Sebelum jenazah Ibnu dan Linda tiba di ruangan VIP, Ira dan Yelfi sudah tampak begitu risau menanti. Mata mereka selalu melihat gelisah ke arah pintu VIP Bandara. "Saya saudaranya Linda. Ada tiga keluarga kami meninggal di Wamena. Linda dan anaknya Ibnu, kemudian Yoga. Ibnu itu baru delapan tahun," ujar Ira kepada Republika.
Ira menceritakan kabar yang ia dapatkan mengenai Yoga, Ibnu, Linda dan suami Linda bernama Isal (42). Dengan mata yang memerah, Ira menyebut Linda dan Ibnu serta Yoga meninggal karena terbakar kobaran api. Sebelum dilemparkan ke dalam api, menurut Ira, Ibnu dan Linda sudah dibacok oleh orang-orang yang terlibat kerusuhan di Wamena.
Sementara Isal, menurut Ira, berhasil selamat hidup-hidup meski mengalami luka bakar di muka, kepala, telinga, dan tangan. Isal tak dapat menyelamatkan Linda dan Ibnu karena ia sudah lebih dulu dipukuli hingga pingsan.

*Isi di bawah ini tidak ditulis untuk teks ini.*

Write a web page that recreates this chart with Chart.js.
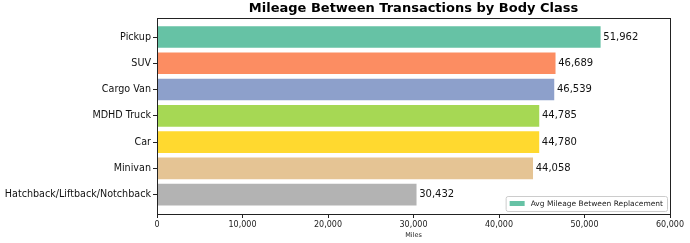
<!DOCTYPE html>
<html>
<head>
<meta charset="utf-8">
<script src="https://cdn.jsdelivr.net/npm/chart.js@4/dist/chart.umd.min.js"></script>
<style>
  html, body { margin: 0; padding: 0; background: #fff; }
  #wrap { width: 690px; height: 243px; }
</style>
</head>
<body>
<div id="wrap"><canvas id="mileageChart" width="690" height="243"></canvas></div>
<script>
const bodyClasses = ['Pickup', 'SUV', 'Cargo Van', 'MDHD Truck', 'Car', 'Minivan', 'Hatchback/Liftback/Notchback'];
const avgMileage = [51962, 46689, 46539, 44785, 44780, 44058, 30432];
const barColors = ['#66c2a5', '#fc8d62', '#8da0cb', '#a6d854', '#ffd92f', '#e5c494', '#b3b3b3'];
const xTicks = [0, 10000, 20000, 30000, 40000, 50000, 60000];
const seriesName = 'Avg Mileage Between Replacement';

const fmt = v => v.toLocaleString('en-US');
const FONT = 'DejaVu Sans';

// frame around the plot, like matplotlib's spines
const framePlugin = {
  id: 'frame',
  afterDraw(chart) {
    const { ctx, chartArea: a } = chart;
    ctx.save();
    ctx.strokeStyle = '#222';
    ctx.lineWidth = 1;
    ctx.strokeRect(Math.round(a.left) + 0.5, Math.round(a.top) + 0.5,
      Math.round(a.right - a.left), Math.round(a.bottom - a.top));
    ctx.restore();
  }
};

// value labels at the end of each bar
const valueLabels = {
  id: 'valueLabels',
  afterDatasetsDraw(chart) {
    const { ctx } = chart;
    const meta = chart.getDatasetMeta(0);
    ctx.save();
    ctx.font = '10px "' + FONT + '"';
    ctx.fillStyle = '#111';
    ctx.textBaseline = 'middle';
    meta.data.forEach((bar, i) => {
      ctx.fillText(fmt(avgMileage[i]), bar.x + 2, bar.y);
    });
    ctx.restore();
  }
};

// legend box in the lower right corner of the plot
const cornerLegend = {
  id: 'cornerLegend',
  afterDraw(chart) {
    const { ctx, chartArea: a } = chart;
    ctx.save();
    ctx.font = '7.5px "' + FONT + '"';
    const tw = ctx.measureText(seriesName).width;
    const w = tw + 29, h = 15;
    const x = a.right - 3 - w, y = a.bottom - 3 - h;
    ctx.fillStyle = 'rgba(255,255,255,0.8)';
    ctx.strokeStyle = '#ccc';
    ctx.lineWidth = 1;
    ctx.beginPath();
    ctx.roundRect(x + 0.5, y + 0.5, w, h, 2);
    ctx.fill();
    ctx.stroke();
    ctx.fillStyle = barColors[0];
    ctx.fillRect(x + 4, y + 5, 15, 5);
    ctx.fillStyle = '#222';
    ctx.textBaseline = 'middle';
    ctx.fillText(seriesName, x + 25, y + h / 2 + 0.5);
    ctx.restore();
  }
};

new Chart(document.getElementById('mileageChart').getContext('2d'), {
  type: 'bar',
  data: {
    datasets: [{
      label: seriesName,
      data: avgMileage.map((v, i) => ({ x: v, y: i })),
      backgroundColor: barColors,
      borderColor: '#fff',
      borderWidth: 1,
      barThickness: 23
    }]
  },
  options: {
    indexAxis: 'y',
    responsive: false,
    animation: false,
    layout: { padding: { left: 0, right: 20, top: 0, bottom: 4 } },
    plugins: {
      legend: { display: false },
      tooltip: { enabled: false },
      title: {
        display: true,
        text: 'Mileage Between Transactions by Body Class',
        fullSize: false,
        color: '#000',
        font: { family: FONT, size: 13, weight: 'bold' },
        padding: { top: 1, bottom: 1 }
      }
    },
    scales: {
      x: {
        type: 'linear',
        min: 0,
        max: 60000,
        afterBuildTicks: s => { s.ticks = xTicks.map(v => ({ value: v })); },
        afterFit: s => { s.height = 25; },
        border: { display: false },
        grid: { drawOnChartArea: false, drawTicks: true, tickLength: 4, color: '#222' },
        ticks: {
          color: '#222',
          font: { family: FONT, size: 8 },
          padding: 2,
          maxRotation: 0,
          callback: v => fmt(v)
        },
        title: {
          display: true,
          text: 'Miles',
          color: '#222',
          font: { family: FONT, size: 6.5 },
          padding: { top: 0, bottom: 0 }
        }
      },
      y: {
        type: 'linear',
        reverse: true,
        offset: false,
        min: -0.74,
        max: 6.74,
        afterBuildTicks: s => { s.ticks = bodyClasses.map((c, i) => ({ value: i })); },
        afterFit: s => { s.width = 157; },
        border: { display: false },
        grid: { offset: false, drawOnChartArea: false, drawTicks: true, tickLength: 4, color: '#222' },
        ticks: {
          color: '#111',
          font: { family: FONT, size: 9.6 },
          padding: 2,
          callback: v => bodyClasses[v]
        }
      }
    }
  },
  plugins: [framePlugin, valueLabels, cornerLegend]
});
</script>
</body>
</html>
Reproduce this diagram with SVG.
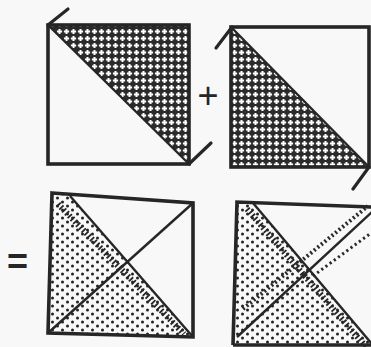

Ira mengatakan, Linda bersama suaminya telah merantau ke Papua sejak enam tahun lalu. Di sana, Linda berdagang kelontong di sebuah toko di Kota Wamena. Ira menyebut lokasi toko milik Linda berdekatan dengan lokasi kerusuhan di Wamena. Linda pun sulit keluar dari situasi kerusuhan kemarin. Terlebih pertokoan mereka dibakar dan dijarah oleh pelaku kerusuhan.